Australian prime minister John Howard described him as a trailblazer and a source of inspiration to aborigines throughout Australia. He was an elder of the southeast Queensland Jagera people.
Bonner’s childhood was marked by hunger, discrimination, and dispossession. During the 1950s and early 1960s, while living on an Aboriginal settlement called Palm Island in northwest Queensland, he took an interest in changing the way his people lived.
He later joined OPAL (the One People of Australia League) which helped Aborigines with welfare, housing, and education – and served as its president from 1967 until 1973.
Bonner joined the Liberal Party in 1966, and in spite of his underprivileged background and formal education of only one year, he filled a Senate vacancy in 1971, becoming the first Aboriginal member of the Australian parliament.
The following year, standing for the Liberal Party, he was elected as a representative for Queensland.
For 12 years Bonner represented his people and helped to change the face of Aboriginal rights in Australia, becoming known as the elder statesman of Australia’s indigenous peoples. He stood unsuccessfully as an independent member in 1983.
After his 12-year service as senator, Bonner held a series of prominent positions, serving for several years as a director on the board of the Australian Broadcasting Corporation (ABC), as the senior official visitor for all prisons in Queensland, and as head of the peak indigenous advisory body, the Indigenous Advisory Council, whose task it is to advise the Queensland Government on all indigenous issues.
At times, Bonner’s particular approach to politics was criticised by Australians across the ethnic communities. He supported Aboriginal land rights in the 1970s but was opposed to any illegal means used to obtain such ends.
When the native title debate was raging in the 1990s, he warned against a confrontational approach to the issue, urging negotiation, which he believed to be the best way to reach reconciliation.
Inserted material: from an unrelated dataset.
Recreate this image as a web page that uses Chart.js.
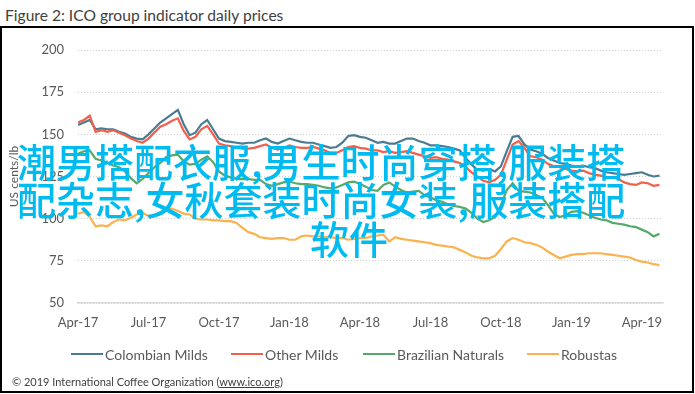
<!DOCTYPE html>
<html>
<head>
<meta charset="utf-8">
<script src="https://cdn.jsdelivr.net/npm/chart.js@4.4.0/dist/chart.umd.min.js"></script>
<style>
  html, body { margin: 0; padding: 0; background: #fff; }
  body { width: 695px; height: 394px; position: relative; overflow: hidden; font-family: Lato, "Open Sans", sans-serif; }
  #title { position: absolute; left: 5px; top: 5px; font-size: 15.6px; line-height: 20px; color: #404040; white-space: nowrap; }
  #frame { position: absolute; left: 0; top: 26px; width: 694px; height: 367px; border: 2px solid #000; box-sizing: border-box; }
  #chart { position: absolute; left: 0; top: 0; }
  #legend { position: absolute; left: 0; top: 346px; width: 695px; height: 16px; }
  .legend-item { position: absolute; top: 0; height: 16px; display: flex; align-items: center; font-size: 14px; color: #595959; white-space: nowrap; }
  .legend-line { width: 32px; height: 2px; margin-right: 2px; }
  #footer { position: absolute; left: 12px; top: 375px; font-size: 11px; line-height: 14px; color: #404040; white-space: nowrap; }
  #footer u { text-decoration: underline; }
  .watermark { position: absolute; font-family: "Noto Sans CJK SC", sans-serif; font-size: 39px; line-height: 39px; font-weight: 500; color: #00bbf0; white-space: nowrap; }
</style>
</head>
<body>
<div id="title">Figure 2: ICO group indicator daily prices</div>
<div id="frame"></div>
<canvas id="chart" width="695" height="394"></canvas>
<div id="legend"></div>
<div id="footer">© 2019 International Coffee Organization (<u>www.ico.org</u>)</div>
<div class="watermark" style="left:17px; top:141px;">潮男搭配衣服,男生时尚穿搭,服装搭</div>
<div class="watermark" style="left:17px; top:179px;">配杂志,女秋套装时尚女装,服装搭配</div>
<div class="watermark" style="left:310px; top:218px;">软件</div>
<script>
// weekly observations, x = months since Apr-17
const weekOffsets = Array.from({ length: 100 }, (_, i) => i / 4);
const xTickLabels = ['Apr-17', 'Jul-17', 'Oct-17', 'Jan-18', 'Apr-18', 'Jul-18', 'Oct-18', 'Jan-19', 'Apr-19'];
const yTicks = [50, 75, 100, 125, 150, 175, 200];

const seriesNames = ['Colombian Milds', 'Other Milds', 'Brazilian Naturals', 'Robustas'];
const seriesColors = ['#4b7b92', '#f2604b', '#56a96b', '#fbb24e'];

const colombianMilds = [
  155.5, 157, 158.5, 153, 153.5, 153, 153, 151.5, 150.5, 148.5,
  147.5, 147, 150, 153.5, 157, 159.5, 162, 164.5, 156, 149.5,
  151, 156, 158.5, 153, 147.5, 146, 145.5, 145, 144.5, 145,
  145, 146.5, 147.5, 145.5, 144.5, 146, 147.5, 146.5, 145.5, 145,
  145, 144, 143, 142, 142.5, 145, 149, 149.5, 148.5, 148,
  146.5, 145, 145.5, 144.5, 144.5, 146, 147.5, 147.5, 146, 145,
  143.5, 143.5, 143, 142.5, 141.5, 140.5, 136, 132, 129, 128.5,
  129.5, 128, 131, 140, 148.5, 149, 144, 141, 140, 138.5,
  136, 134.5, 133, 132.5, 131.5, 131, 131.5, 130.5, 130, 128.5,
  127.5, 127, 126.5, 126, 126.5, 127, 127.5, 126, 125, 125.5
];
const otherMilds = [
  157, 158.5, 161, 151.5, 152.5, 151.5, 152.5, 151, 149.5, 147.5,
  146, 145, 147.5, 151, 154.5, 156, 158, 159.5, 152, 147,
  148.5, 153, 155, 150, 144.5, 143.5, 143, 142, 141.5, 141.5,
  142, 143, 144, 142, 141, 142, 143.5, 142.5, 142, 142,
  142.5, 141.5, 140.5, 139, 139, 140.5, 142.5, 143, 142, 141.5,
  140.5, 140.5, 139.5, 140, 139, 139.5, 140, 139, 138, 137,
  136, 136.5, 135.5, 135, 134, 133, 130.5, 127.5, 125, 122.5,
  121.5, 123, 126, 135, 144, 146, 142, 137, 136.5, 135,
  132.5, 131, 130.5, 129.5, 128.5, 128, 128.5, 127, 126, 125.5,
  124.5, 124.5, 123.5, 121.5, 120.5, 120, 121.5, 121, 119.5, 120
];
const brazilianNaturals = [
  138.5, 140, 140.5, 135.5, 134.5, 133, 131.5, 130.5, 128, 124,
  121, 123.5, 127, 130.5, 133, 136.5, 137.5, 138, 134, 132,
  132.5, 135, 137, 133.5, 128, 125.5, 124.5, 123.5, 123.5, 123.5,
  123, 123, 120.5, 119.5, 120.5, 121.5, 122, 121, 120.5, 120.5,
  120, 119.5, 118.5, 118, 118.5, 120, 121.5, 122, 120.5, 119,
  117, 116.5, 120, 121.5, 119, 117, 115.5, 116, 116.5, 114,
  112.5, 111, 110, 108.5, 107.5, 107, 106, 103.5, 100, 98,
  99, 101, 108, 117, 121, 116.5, 116, 115.5, 114, 112.5,
  108, 103, 101, 102, 104, 104.5, 103.5, 102, 100.5, 99.5,
  99, 97.5, 97, 96.5, 95.5, 95, 93.5, 92, 89.5, 91
];
const robustas = [
  103, 104, 101, 95.5, 96, 95.5, 98, 99.5, 99, 100.5,
  102.5, 103.5, 101.5, 102, 104, 105, 106, 104.5, 103, 102.5,
  100, 99.5, 99.5, 99, 99, 98.5, 98.5, 97.5, 94.5, 92,
  91, 89, 88.5, 88, 88.5, 88.5, 87.5, 87.5, 89.5, 90,
  89.5, 89.5, 89, 89, 88.5, 88.5, 87.5, 88, 88.5, 88.5,
  89.5, 90, 90.5, 86.5, 89, 88, 87.5, 87, 86.5, 86,
  85.5, 84.5, 84, 83.5, 83, 81.5, 80, 78, 77, 76.5,
  76.5, 78, 82, 86.5, 88.5, 87.5, 86, 85.5, 84.5, 83,
  80.5, 78.5, 76.5, 77.5, 78.5, 79, 79, 79.5, 79.5, 79.5,
  79, 78.5, 78, 77.5, 77, 75.5, 74.5, 74, 73, 72.5
];

const seriesValues = [colombianMilds, otherMilds, brazilianNaturals, robustas];

// Excel draws later series on top
const datasets = seriesNames.map((name, s) => ({
  label: name,
  data: seriesValues[s].map((v, i) => ({ x: weekOffsets[i], y: v })),
  borderColor: seriesColors[s],
  backgroundColor: seriesColors[s],
  borderWidth: 2.2,
  pointRadius: 0,
  tension: 0,
  fill: false,
  order: seriesNames.length - s
}));

// legend built from the same names/colours
const legendPos = [71, 231, 363, 527];
const legend = document.getElementById('legend');
seriesNames.forEach((name, s) => {
  const item = document.createElement('div');
  item.className = 'legend-item';
  item.style.left = legendPos[s] + 'px';
  item.innerHTML = `<span class="legend-line" style="background:${seriesColors[s]}"></span>${name}`;
  legend.appendChild(item);
});

const tickFont = { family: 'Lato', size: 13 };

new Chart(document.getElementById('chart'), {
  type: 'line',
  data: { datasets: datasets },
  options: {
    responsive: false,
    animation: false,
    layout: { padding: { left: 3, right: 32, top: 50, bottom: 0 } },
    plugins: {
      legend: { display: false },
      tooltip: { enabled: false }
    },
    scales: {
      x: {
        type: 'linear',
        min: 0,
        max: 24.9,
        grid: { display: false, drawTicks: false },
        border: { display: true, color: '#d9d9d9', width: 1.5 },
        ticks: {
          stepSize: 3,
          includeBounds: false,
          autoSkip: false,
          maxRotation: 0,
          padding: 12,
          color: '#595959',
          font: tickFont,
          callback: value => (value % 3 === 0 ? xTickLabels[value / 3] : '')
        },
        afterFit: scale => { scale.height = 394 - 303; }
      },
      y: {
        min: yTicks[0],
        max: yTicks[yTicks.length - 1],
        grid: { color: '#d0d0d0', lineWidth: 1, drawTicks: false },
        border: { display: false, dash: [1, 2] },
        ticks: {
          stepSize: 25,
          padding: 14,
          color: '#595959',
          font: tickFont
        },
        title: {
          display: true,
          text: 'US cents/lb',
          color: '#595959',
          font: { family: 'Lato', size: 12 },
          padding: { top: 4, bottom: 0 }
        },
        afterFit: scale => { scale.width = 78 - 3; }
      }
    }
  }
});
</script>
</body>
</html>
He often spoke of the goal of ”togetherness” for Australians of all ethnic backgrounds and political and religious beliefs, yet confessed that he often felt torn between two worlds and that he had often been faced with difficulty and pain in pioneering the road between two cultures.
In 1998 he attended Australia’s Constitutional Convention on behalf of the group Australians for a Constitutional Monarchy.
He continued to speak out on issues which divided Australia racially until shortly before his death.